Por último, pode ser alentador pensar que a Noruega começou seu caminho para o desenvolvimento e o crescimento com igualdade muitos anos antes de encontrar e explorar petróleo. A renda real per capita estava no mesmo nível de El Salvador hoje e a menos da metade do nível atual do Chile. Também era um país conservador em muitos sentidos. As atuais atitudes em torno da igualdade de gênero, ou entre pobres e ricos, não são inatas na cultura nórdica, mas algo que surgiu durante uma época relativamente curta, através de mudanças legislativas e sociais. Os direitos das mulheres, entre outros, não são uma condição prévia ao modelo, mas, pelo contrário, um de seus resultados. As atitudes mudaram gradualmente quando as pessoas observaram que as reformas funcionaram para reduzir a desigualdade e estimularam a liberdade individual, o crescimento econômico e a segurança.

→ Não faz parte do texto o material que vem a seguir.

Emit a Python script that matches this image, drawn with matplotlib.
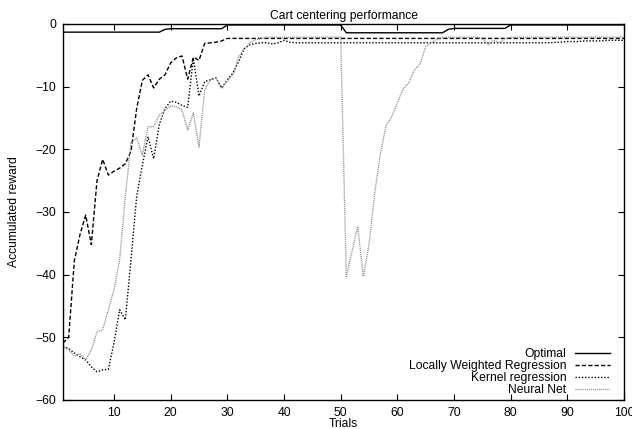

Por tudo isso, pode ser muito útil a cooperação entre continentes. Podem aprender um do outro em uma economia globalizada, descobrindo melhores práticas com a esperança de reverter a crescente desigualdade no mundo, dinamizar o crescimento e criar maior segurança no âmbito de economias abertas.

 

*Em junho deste ano, a CEPAL assinou com a Noruega um acordo de cooperação com o fim de intercambiar experiências e lições aprendidas na construção de pactos sociais para a igualdade, durante uma viagem a Oslo da Secretária Executiva, Alicia Bárcena. As autoras do artigo são duas pesquisadoras da Universidade de Oslo, contraparte central da cooperação com a CEPAL.